Identifica-se agora mais com o
pragmatismo do PTB, do PL e do
PP do que com os pruridos do velho PT. Mandou a posteridade às
favas. A pretexto de saciar os apetites dos "300 picaretas", subverteu
até a semântica. Apelidou o cinismo de amadurecimento.
De resto, semeou no inconsciente
de seus eleitores uma incômoda
pergunta: Se o sindicalismo de São
Bernardo e o cangaço parlamentar
seguem a mesma cartilha, de onde
virá, afinal, a salvação? Eis a resposta: ao sacrificar a pseudodiferença heróica, o ex-PT informou
ao país que ninguém se salva. A
superioridade presumida integrou-se à abjeção. Vigora o regime
da culpa compartilhada. A integridade rendeu-se à cumplicidade.
O retrato presidencial que pende
da parede de todas as repartições
públicas não é o Rembrandt que
todos supunham. As pessoas
olham para ele de outra forma.
Sob a cara simpática, debaixo da
barba nevada, esconde-se a mesma desfaçatez de sempre.
Lula ensaia um improvável recomeço. Encomendou ao ministro
Márcio Thomaz Bastos (Justiça)
uma proposta de reforma política.
Tenta fazer, em reação ao noticiário, aquilo que não fez por convicção. De novo, talvez seja tarde. O
melado já escorre a cântaros. Está
pela altura dos joelhos. A corrupção brasileira, que virara rotina na
gestão FHC, converteu-se em
emergência.
O governo deslizou para o vácuo
moral. De agora em diante, tudo
será epílogo para Lula. Fraco e
acuado, o presidente, verá as suas
boas intenções perderem-se nos
desvãos de duas CPIs: a dos Correios e a do "mensalão".
A despeito da súbita notoriedade
que granjearam, Delúbio Soares e
Roberto Jefferson passarão aos livros de história do meio para o pé
da página. Serão detalhes episódicos de uma encrenca maior: a triste degenerescência de Lula e do
grão-petismo. No enredo da decadência, Delúbio e Jefferson são meros coadjuvantes.
Quem a essa altura ainda acredita que o presidente do PTB plantou apadrinhados de reputação
duvidosa nos Correios e no Instituto de Resseguros do Brasil sem a
anuência de José Dirceu, o chefão
da Casa Civil a cujo crivo nenhuma nomeação escapa?
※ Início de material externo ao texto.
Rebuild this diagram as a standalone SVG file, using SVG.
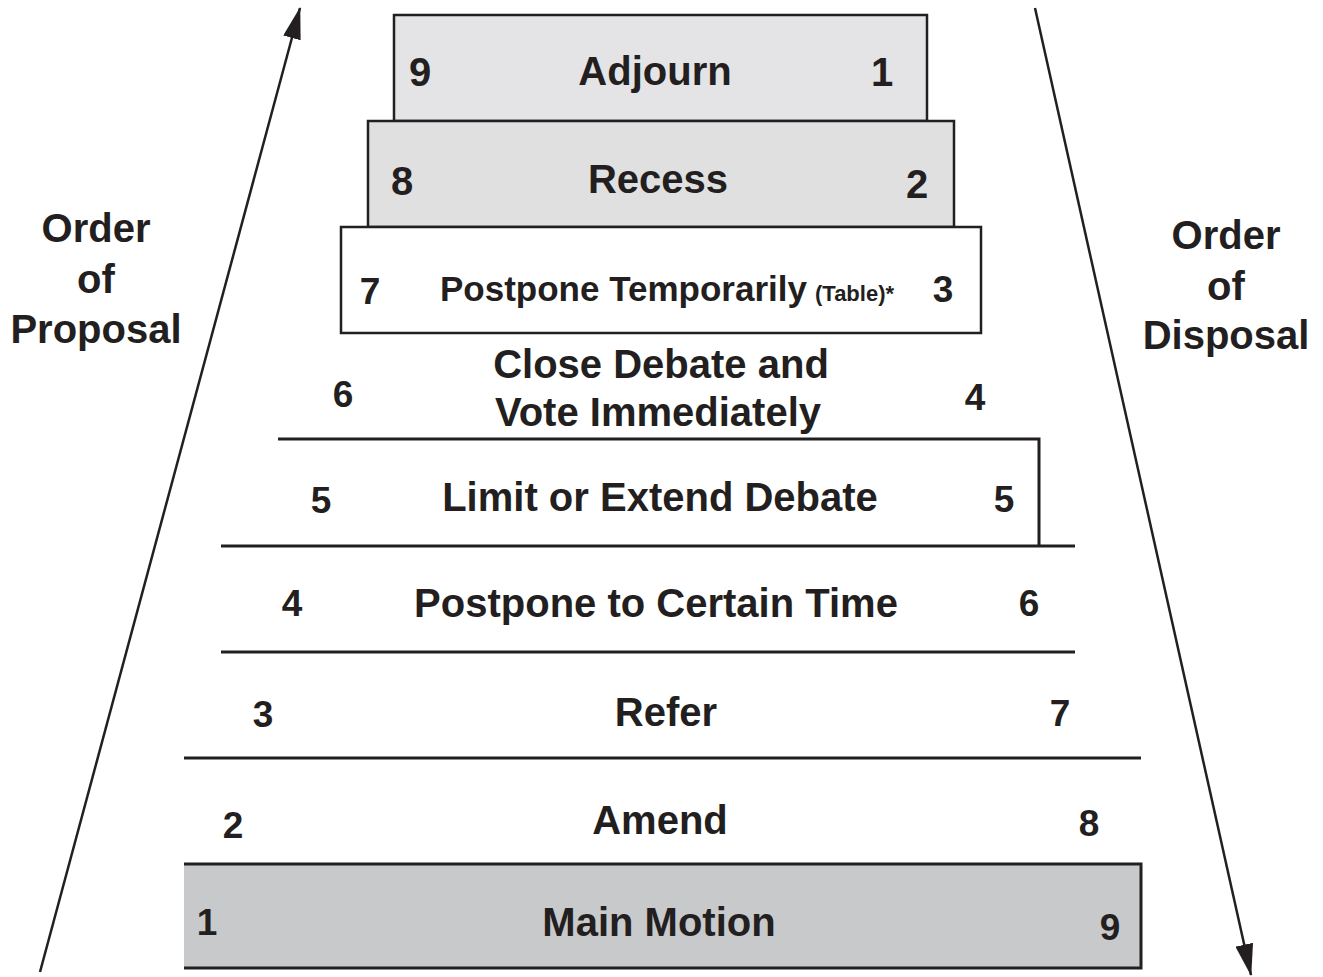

Quantos
ainda crêem que o tesoureiro do
PT comprou simpatias no Congresso sem o conhecimento de Lula
e Dirceu?
Trancado num apartamento
funcional da Câmara, Jefferson refugiou-se em seus rancores. Sua
boca verte fel. A cúpula do PTB
ainda tenta convencê-lo a moderar o timbre, em nome do abrandamento da crise. O sucesso da
empreitada não interessa ao país.
Diz-se que Jefferson está especialmente irritado com José Dirceu.
Pois deve-se contar ao deputado
que o ministro anda espalhando
em Brasília que, como parlamentar, ele é um ótimo cantor de óperas -amador e desafinado. Vale
tudo para estimular o intérprete de
"Cuore Ingrato" a entoar em público a ária de provas que diz possuir. Do concerto de Jefferson depende o conserto da política nacional.
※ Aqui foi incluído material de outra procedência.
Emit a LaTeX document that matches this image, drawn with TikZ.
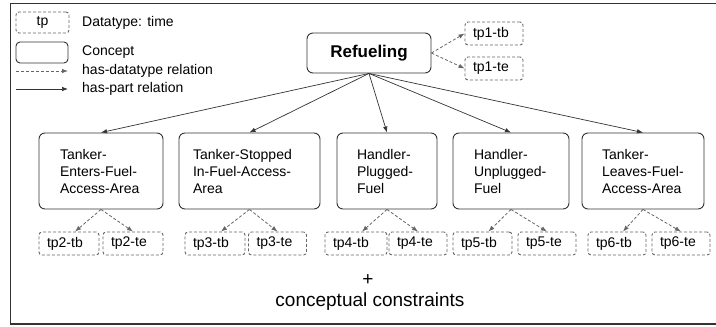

O governo está na bica de disputar uma partida digna das grandes
finais. Vive-se aquele instante que
antecede os jogos decisivos. O time
se ajeita para a fotografia. Jefferson e Delúbio, braços cruzados,
perfilam-se atrás, em pé. Lula, Dirceu e Cia. acomodam-se na frente,
de cócoras. O apito inicial soará na
próxima quarta-feira, durante o
primeiro depoimento do presidente do PTB à Comissão de Ética da
Câmara. Prepare o seu coração,
caro torcedor. Se Jefferson não semitonar, vêm aí fortes emoções.